**Problem requirements:** Give the listing again exactly, omitting its images.

**Material:**

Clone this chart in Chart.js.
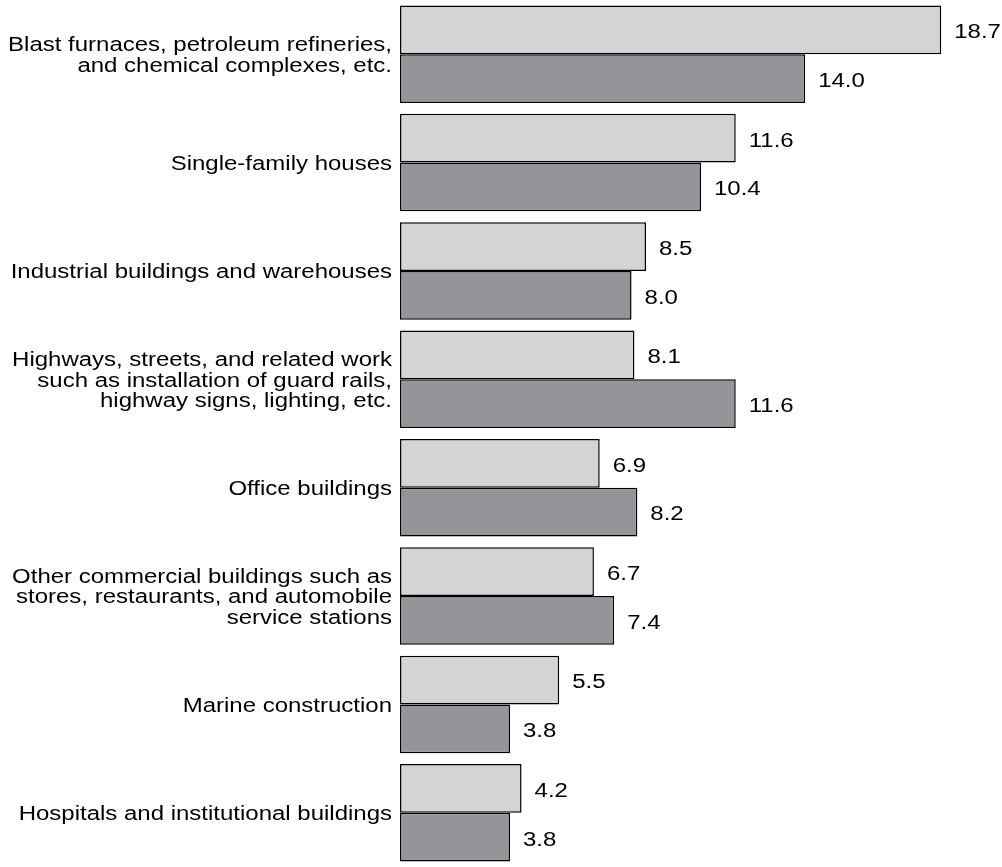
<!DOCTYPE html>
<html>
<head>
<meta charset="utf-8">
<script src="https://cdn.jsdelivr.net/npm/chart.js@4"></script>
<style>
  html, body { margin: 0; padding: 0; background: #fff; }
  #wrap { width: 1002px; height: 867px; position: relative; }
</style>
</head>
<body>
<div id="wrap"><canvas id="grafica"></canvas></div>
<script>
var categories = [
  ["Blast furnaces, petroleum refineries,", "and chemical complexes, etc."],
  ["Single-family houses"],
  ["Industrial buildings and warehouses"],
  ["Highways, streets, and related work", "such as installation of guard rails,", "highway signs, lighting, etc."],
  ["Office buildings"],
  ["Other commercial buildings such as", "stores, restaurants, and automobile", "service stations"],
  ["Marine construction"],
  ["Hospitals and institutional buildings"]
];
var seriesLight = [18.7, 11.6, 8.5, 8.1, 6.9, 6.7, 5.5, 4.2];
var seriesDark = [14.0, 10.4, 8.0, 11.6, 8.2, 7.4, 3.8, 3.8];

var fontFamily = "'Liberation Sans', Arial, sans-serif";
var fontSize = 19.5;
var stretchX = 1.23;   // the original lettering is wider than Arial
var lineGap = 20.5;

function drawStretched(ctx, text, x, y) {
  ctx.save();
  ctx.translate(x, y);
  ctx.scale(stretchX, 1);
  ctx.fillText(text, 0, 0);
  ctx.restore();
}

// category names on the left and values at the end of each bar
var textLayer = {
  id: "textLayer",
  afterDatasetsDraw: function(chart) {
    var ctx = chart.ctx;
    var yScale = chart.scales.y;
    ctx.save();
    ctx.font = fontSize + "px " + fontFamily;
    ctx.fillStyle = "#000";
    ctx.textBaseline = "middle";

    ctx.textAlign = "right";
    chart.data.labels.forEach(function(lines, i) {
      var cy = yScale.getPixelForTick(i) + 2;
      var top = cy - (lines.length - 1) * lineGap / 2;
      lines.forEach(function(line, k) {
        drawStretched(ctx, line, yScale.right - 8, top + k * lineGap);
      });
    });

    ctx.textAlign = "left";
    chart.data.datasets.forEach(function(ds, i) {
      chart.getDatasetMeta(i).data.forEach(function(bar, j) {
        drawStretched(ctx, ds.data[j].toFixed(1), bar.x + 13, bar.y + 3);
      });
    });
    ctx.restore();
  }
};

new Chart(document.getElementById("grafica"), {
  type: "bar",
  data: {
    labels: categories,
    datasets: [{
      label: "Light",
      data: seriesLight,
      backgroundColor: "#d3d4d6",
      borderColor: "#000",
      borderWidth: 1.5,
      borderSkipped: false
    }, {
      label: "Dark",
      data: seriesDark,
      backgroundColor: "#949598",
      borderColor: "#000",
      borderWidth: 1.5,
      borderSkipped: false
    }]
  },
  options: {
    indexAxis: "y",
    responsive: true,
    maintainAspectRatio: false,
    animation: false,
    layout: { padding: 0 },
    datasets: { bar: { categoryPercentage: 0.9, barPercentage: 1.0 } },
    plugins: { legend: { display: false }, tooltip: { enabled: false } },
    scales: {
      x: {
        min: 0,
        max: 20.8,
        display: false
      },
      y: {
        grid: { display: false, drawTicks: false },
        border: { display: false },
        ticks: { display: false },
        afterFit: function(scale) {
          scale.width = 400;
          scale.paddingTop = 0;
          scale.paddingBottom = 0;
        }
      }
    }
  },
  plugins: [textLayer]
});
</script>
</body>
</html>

**Response to this task:**
Clone this chart in Chart.js.
<!DOCTYPE html>
<html>
<head>
<meta charset="utf-8">
<script src="https://cdn.jsdelivr.net/npm/chart.js@4"></script>
<style>
  html, body { margin: 0; padding: 0; background: #fff; }
  #wrap { width: 1002px; height: 867px; position: relative; }
</style>
</head>
<body>
<div id="wrap"><canvas id="grafica"></canvas></div>
<script>
var categories = [
  ["Blast furnaces, petroleum refineries,", "and chemical complexes, etc."],
  ["Single-family houses"],
  ["Industrial buildings and warehouses"],
  ["Highways, streets, and related work", "such as installation of guard rails,", "highway signs, lighting, etc."],
  ["Office buildings"],
  ["Other commercial buildings such as", "stores, restaurants, and automobile", "service stations"],
  ["Marine construction"],
  ["Hospitals and institutional buildings"]
];
var seriesLight = [18.7, 11.6, 8.5, 8.1, 6.9, 6.7, 5.5, 4.2];
var seriesDark = [14.0, 10.4, 8.0, 11.6, 8.2, 7.4, 3.8, 3.8];

var fontFamily = "'Liberation Sans', Arial, sans-serif";
var fontSize = 19.5;
var stretchX = 1.23;   // the original lettering is wider than Arial
var lineGap = 20.5;

function drawStretched(ctx, text, x, y) {
  ctx.save();
  ctx.translate(x, y);
  ctx.scale(stretchX, 1);
  ctx.fillText(text, 0, 0);
  ctx.restore();
}

// category names on the left and values at the end of each bar
var textLayer = {
  id: "textLayer",
  afterDatasetsDraw: function(chart) {
    var ctx = chart.ctx;
    var yScale = chart.scales.y;
    ctx.save();
    ctx.font = fontSize + "px " + fontFamily;
    ctx.fillStyle = "#000";
    ctx.textBaseline = "middle";

    ctx.textAlign = "right";
    chart.data.labels.forEach(function(lines, i) {
      var cy = yScale.getPixelForTick(i) + 2;
      var top = cy - (lines.length - 1) * lineGap / 2;
      lines.forEach(function(line, k) {
        drawStretched(ctx, line, yScale.right - 8, top + k * lineGap);
      });
    });

    ctx.textAlign = "left";
    chart.data.datasets.forEach(function(ds, i) {
      chart.getDatasetMeta(i).data.forEach(function(bar, j) {
        drawStretched(ctx, ds.data[j].toFixed(1), bar.x + 13, bar.y + 3);
      });
    });
    ctx.restore();
  }
};

new Chart(document.getElementById("grafica"), {
  type: "bar",
  data: {
    labels: categories,
    datasets: [{
      label: "Light",
      data: seriesLight,
      backgroundColor: "#d3d4d6",
      borderColor: "#000",
      borderWidth: 1.5,
      borderSkipped: false
    }, {
      label: "Dark",
      data: seriesDark,
      backgroundColor: "#949598",
      borderColor: "#000",
      borderWidth: 1.5,
      borderSkipped: false
    }]
  },
  options: {
    indexAxis: "y",
    responsive: true,
    maintainAspectRatio: false,
    animation: false,
    layout: { padding: 0 },
    datasets: { bar: { categoryPercentage: 0.9, barPercentage: 1.0 } },
    plugins: { legend: { display: false }, tooltip: { enabled: false } },
    scales: {
      x: {
        min: 0,
        max: 20.8,
        display: false
      },
      y: {
        grid: { display: false, drawTicks: false },
        border: { display: false },
        ticks: { display: false },
        afterFit: function(scale) {
          scale.width = 400;
          scale.paddingTop = 0;
          scale.paddingBottom = 0;
        }
      }
    }
  },
  plugins: [textLayer]
});
</script>
</body>
</html>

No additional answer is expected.